Cyberpunk 2077 is the most anticipated game release in history. Several developers, even the ones of Path of Exile, not in direct genre-competition with CP2077, have altered their content schedule around Cyberpunk. Part of the Activision-Blizzard decision to release Shadowlands when they are is precisely that it preempts CP2077, and with good SL content over the months of December and January hopefully those players can be retained even in the face of Releasing the Kraken.

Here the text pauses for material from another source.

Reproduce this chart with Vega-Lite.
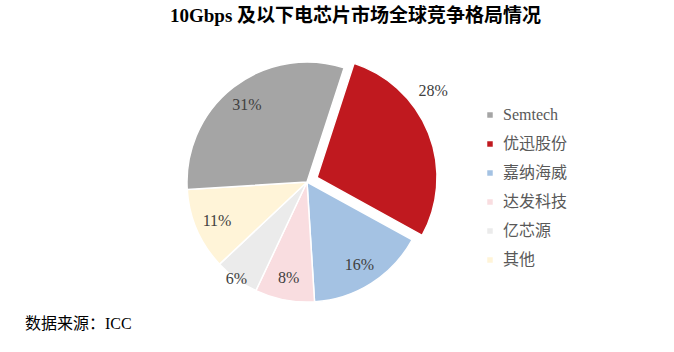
{
  "$schema": "https://vega.github.io/schema/vega-lite/v6.json",
  "padding": {"top": 6, "left": 0, "right": 0, "bottom": 0},
  "background": "white",
  "title": {
    "text": "10Gbps 及以下电芯片市场全球竞争格局情况",
    "font": "Liberation Serif, Noto Sans CJK SC",
    "fontSize": 19,
    "fontWeight": "bold",
    "color": "#000000",
    "anchor": "start",
    "dx": 170,
    "offset": 5
  },
  "data": {
    "values": [
      {"company": "优迅股份", "share": 0.28, "idx": 1},
      {"company": "嘉纳海威", "share": 0.16, "idx": 2},
      {"company": "达发科技", "share": 0.08, "idx": 3},
      {"company": "亿芯源", "share": 0.06, "idx": 4},
      {"company": "其他", "share": 0.11, "idx": 5},
      {"company": "Semtech", "share": 0.31, "idx": 6}
    ]
  },
  "vconcat": [
    {
      "width": 614,
      "height": 250,
      "title": {
        "text": "数据来源：ICC",
        "orient": "bottom",
        "anchor": "start",
        "dx": 25,
        "offset": 8,
        "font": "Liberation Serif, Noto Sans CJK SC",
        "fontSize": 16,
        "fontWeight": "normal",
        "color": "#000000"
      },
      "encoding": {
        "theta": {"field": "share", "type": "quantitative", "stack": true, "scale": {"range": [0.31416, 6.59734]}},
        "order": {"field": "idx", "type": "quantitative"}
      },
      "layer": [
        {
          "mark": {"type": "arc", "outerRadius": 120, "stroke": "white", "strokeWidth": 1.5},
          "encoding": {
            "color": {
              "field": "company",
              "type": "nominal",
              "scale": {
                "domain": ["Semtech", "优迅股份", "嘉纳海威", "达发科技", "亿芯源", "其他"],
                "range": ["#A5A5A5", "#C0191F", "#A4C2E3", "#F9DDE0", "#EBEBEB", "#FFF4D8"]
              },
              "legend": {
                "orient": "none",
                "legendX": 482,
                "legendY": 50,
                "title": null,
                "padding": 0,
                "symbolType": "square",
                "symbolSize": 30,
                "symbolStrokeWidth": 0,
                "labelFont": "Liberation Serif, Noto Sans CJK SC",
                "labelFontSize": 16,
                "labelColor": "#595959",
                "rowPadding": 13,
                "labelOffset": 5
              }
            },
            "opacity": {"condition": {"test": "datum.company === '优迅股份'", "value": 0}, "value": 1}
          }
        },
        {
          "mark": {"type": "arc", "outerRadius": 120, "stroke": "white", "strokeWidth": 1.5, "xOffset": 10, "yOffset": -4.5},
          "encoding": {
            "color": {"field": "company", "type": "nominal"},
            "opacity": {"condition": {"test": "datum.company === '优迅股份'", "value": 1}, "value": 0}
          }
        },
        {
          "mark": {"type": "text", "radius": 98, "font": "Liberation Serif", "fontSize": 16, "color": "#404040", "align": "center", "baseline": "middle"},
          "encoding": {
            "detail": {"field": "company", "type": "nominal"},
            "text": {"field": "share", "type": "quantitative", "format": ".0%"},
            "opacity": {"condition": {"test": "datum.company === 'Semtech' || datum.company === '其他' || datum.company === '嘉纳海威' || datum.company === '达发科技'", "value": 1}, "value": 0}
          }
        },
        {
          "mark": {"type": "text", "radius": 120, "font": "Liberation Serif", "fontSize": 16, "color": "#404040", "align": "center", "baseline": "middle"},
          "encoding": {
            "detail": {"field": "company", "type": "nominal"},
            "text": {"field": "share", "type": "quantitative", "format": ".0%"},
            "opacity": {"condition": {"test": "datum.company === '亿芯源'", "value": 1}, "value": 0}
          }
        },
        {
          "mark": {"type": "text", "radius": 125, "xOffset": 10, "yOffset": -44.5, "font": "Liberation Serif", "fontSize": 16, "color": "#404040", "align": "center", "baseline": "middle"},
          "encoding": {
            "detail": {"field": "company", "type": "nominal"},
            "text": {"field": "share", "type": "quantitative", "format": ".0%"},
            "opacity": {"condition": {"test": "datum.company === '优迅股份'", "value": 1}, "value": 0}
          }
        }
      ]
    }
  ],
  "config": {"view": {"stroke": null}, "concat": {"spacing": 0}}
}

The decision by Blizzard has nothing to do with Cyberpunk. They are opening up the first tier of raiding on December 8th and Mythic on December 15th. Cyberpunk falls on December 10th. Path of Exile devs also seem more likely to use it as an excuse because of a tight development schedule that they have been changing this year including a new style for their expansions scope.
"Man is his own star. His acts are his angels, good or ill, While his fatal shadows walk silently beside him."-Rhyme of the Primeval Paradine AFC 54
You know a community is bad when moderators lock a thread because "...this isnt the place to talk about it either seeing as it will get trolled..."

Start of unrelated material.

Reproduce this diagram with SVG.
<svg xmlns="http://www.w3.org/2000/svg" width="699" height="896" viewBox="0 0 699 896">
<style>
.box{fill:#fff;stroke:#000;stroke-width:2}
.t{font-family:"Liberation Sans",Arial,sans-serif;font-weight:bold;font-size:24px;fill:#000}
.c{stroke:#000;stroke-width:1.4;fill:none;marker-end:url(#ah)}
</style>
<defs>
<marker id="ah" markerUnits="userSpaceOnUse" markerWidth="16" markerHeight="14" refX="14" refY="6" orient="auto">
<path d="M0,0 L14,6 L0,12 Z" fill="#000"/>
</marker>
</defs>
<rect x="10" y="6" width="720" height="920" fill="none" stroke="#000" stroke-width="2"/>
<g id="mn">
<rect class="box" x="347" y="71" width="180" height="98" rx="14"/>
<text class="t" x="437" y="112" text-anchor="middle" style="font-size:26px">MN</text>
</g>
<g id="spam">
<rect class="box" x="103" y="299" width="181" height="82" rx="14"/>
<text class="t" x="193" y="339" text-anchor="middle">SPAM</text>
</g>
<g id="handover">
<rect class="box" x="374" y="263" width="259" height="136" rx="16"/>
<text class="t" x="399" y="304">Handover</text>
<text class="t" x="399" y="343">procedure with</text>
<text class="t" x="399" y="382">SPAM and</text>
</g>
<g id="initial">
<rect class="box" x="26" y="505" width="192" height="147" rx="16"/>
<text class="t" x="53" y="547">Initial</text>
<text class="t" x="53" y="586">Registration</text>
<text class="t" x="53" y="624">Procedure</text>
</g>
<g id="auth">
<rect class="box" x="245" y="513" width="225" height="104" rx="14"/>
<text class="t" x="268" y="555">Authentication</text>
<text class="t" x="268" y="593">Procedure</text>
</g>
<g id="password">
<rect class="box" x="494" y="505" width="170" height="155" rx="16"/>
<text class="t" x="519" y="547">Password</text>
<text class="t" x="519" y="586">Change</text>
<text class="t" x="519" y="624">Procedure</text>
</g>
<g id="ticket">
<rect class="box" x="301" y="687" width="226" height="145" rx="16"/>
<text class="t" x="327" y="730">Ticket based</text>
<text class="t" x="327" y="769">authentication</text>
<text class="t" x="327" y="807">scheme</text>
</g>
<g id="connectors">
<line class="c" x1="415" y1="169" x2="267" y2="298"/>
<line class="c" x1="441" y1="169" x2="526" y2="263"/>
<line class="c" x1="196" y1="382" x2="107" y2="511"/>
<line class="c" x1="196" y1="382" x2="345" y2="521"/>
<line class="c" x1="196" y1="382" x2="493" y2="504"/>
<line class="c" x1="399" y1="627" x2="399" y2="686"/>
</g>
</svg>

Its hard to come back here and not gloat tbh
It would be nice if people could take this as a lesson not to be so absolutely sure they are right as soon as they form an opinion on something.

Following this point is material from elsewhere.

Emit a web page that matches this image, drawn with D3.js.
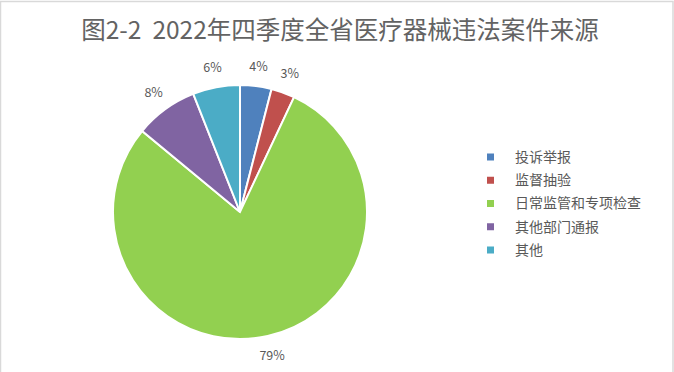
<!DOCTYPE html>
<html>
<head>
    <meta charset="utf-8">
    <title>案件来源</title>
    <script src="https://d3js.org/d3.v7.min.js"></script>
    <style>
        body { margin: 0; background: #fff; }
        svg { display: block; font-family: "Noto Sans CJK SC", "Noto Sans", sans-serif; }
        .title { white-space: pre; }
        .pct { fill: #595959; font-size: 12.5px; }
        .legend text { fill: #595959; font-size: 14px; }
    </style>
</head>
<body>
    <div id="chart"></div>
    <script>
        // data
        const categories = ["投诉举报", "监督抽验", "日常监管和专项检查", "其他部门通报", "其他"];
        const values = [4, 3, 79, 8, 6];
        const colors = ["#4F81BD", "#C0504D", "#92D050", "#8064A2", "#4BACC6"];
        const title = "图2-2  2022年四季度全省医疗器械违法案件来源";

        const width = 674, height = 372;
        const cx = 240, cy = 212, radius = 127;

        const svg = d3.select("#chart")
            .append("svg")
            .attr("width", width)
            .attr("height", height);

        // light frame round the chart
        svg.append("rect")
            .attr("x", 0.5).attr("y", 1.5)
            .attr("width", width - 1.5).attr("height", height + 5)
            .attr("fill", "none")
            .attr("stroke", "#d9d9d9")
            .attr("stroke-width", 1.5);

        svg.append("text")
            .attr("class", "title")
            .attr("x", 340)
            .attr("y", 39)
            .attr("text-anchor", "middle")
            .attr("fill", "#636363")
            .attr("font-size", "24.5px")
            .text(title);

        const pie = d3.pie().sort(null).value(d => d);
        const arcs = pie(values);
        const arc = d3.arc().innerRadius(0).outerRadius(radius);
        const labelArc = d3.arc().innerRadius(radius + 20).outerRadius(radius + 20);

        const g = svg.append("g").attr("transform", `translate(${cx},${cy})`);

        g.selectAll("path")
            .data(arcs)
            .join("path")
            .attr("d", arc)
            .attr("fill", (d, i) => colors[i])
            .attr("stroke", "#fff")
            .attr("stroke-width", 2);

        g.selectAll(".pct")
            .data(arcs)
            .join("text")
            .attr("class", "pct")
            .attr("transform", d => `translate(${labelArc.centroid(d)})`)
            .attr("text-anchor", "middle")
            .attr("dy", "0.35em")
            .text(d => d.data + "%");

        // legend
        const legendY = d3.scalePoint()
            .domain(categories)
            .range([157, 250]);

        const legend = svg.append("g").attr("class", "legend");
        const rows = legend.selectAll("g")
            .data(categories)
            .join("g")
            .attr("transform", d => `translate(487,${legendY(d)})`);

        rows.append("rect")
            .attr("x", 0).attr("y", -3.5)
            .attr("width", 7).attr("height", 7)
            .attr("fill", (d, i) => colors[i]);

        rows.append("text")
            .attr("x", 28)
            .attr("dy", "0.35em")
            .text(d => d);
    </script>
</body>
</html>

what is there to gloat about? That your wild guess was somewhat right and someone else's wild guess was wrong? For all you know, they originally planned to launch it on the 8th, but when CP announced they would release just days later, they changed it to November to avoid a clash. So yeah, maybe take your own advice and avoid being "absolutely sure they are right" when you clearly dont have all the information.
Last edited by arkanon; 2020-10-29 at 07:52 PM.
https://www.pcgamesn.com/final-fanta...v-player-count - Final Fantasy's player count hit 20 million
https://venturebeat.com/2020/07/22/f...llion-players/ - Multiple Sources for you
If these numbers are true then unless WoW has surpassed its prime of 12 million players back during Wrath of the Lich King then Its safe to say Final Fantasy could be seen as a threat to World of Warcraft as a whole. It might not be the WoW killer but it is the WoW competitor and it would make sense to tailor its release dates around FFXIV's schedule in order to retain player interest in the MMORPG genre.
Edit just incase I get accused : I am not a FFXIV apologist, I actually subscribe to both World of Warcraft and Final Fantasy and I see the strengths of both games. I love the Size and scale of WoW's raiding while I prefer the depth and world building of Final Fantasy's story. Both games have their strengths and weaknesses.
Edit 2 - I also have played end game content sadly I didn't get my Mythic kill of N'zoth before my raiding team took a break but 11 out of 12 mythic isn't bad. I have killed Savage Shiva and The Epic of Alexander in FFXIV as well. I have every class in FFXIV and WoW max level, geared, and can say safely I have traversed both worlds to completion to form my opinions.
Edit 3 - Also Final Fantasy may have a leg up on WoW in terms of subscribers as its playable on more than just a PC. Therefore you can have access to both the PC and Console market which gives it an edge over WoW.
Last edited by Stabbyfists; 2020-10-29 at 08:04 PM.
Wild guess about what?
I've been speaking out against people who have been adamant about certain dates. Thats what i would have to gloat about.
I dont know why you keep trying to answer my posts without knowing the context and acting like you somehow caught me.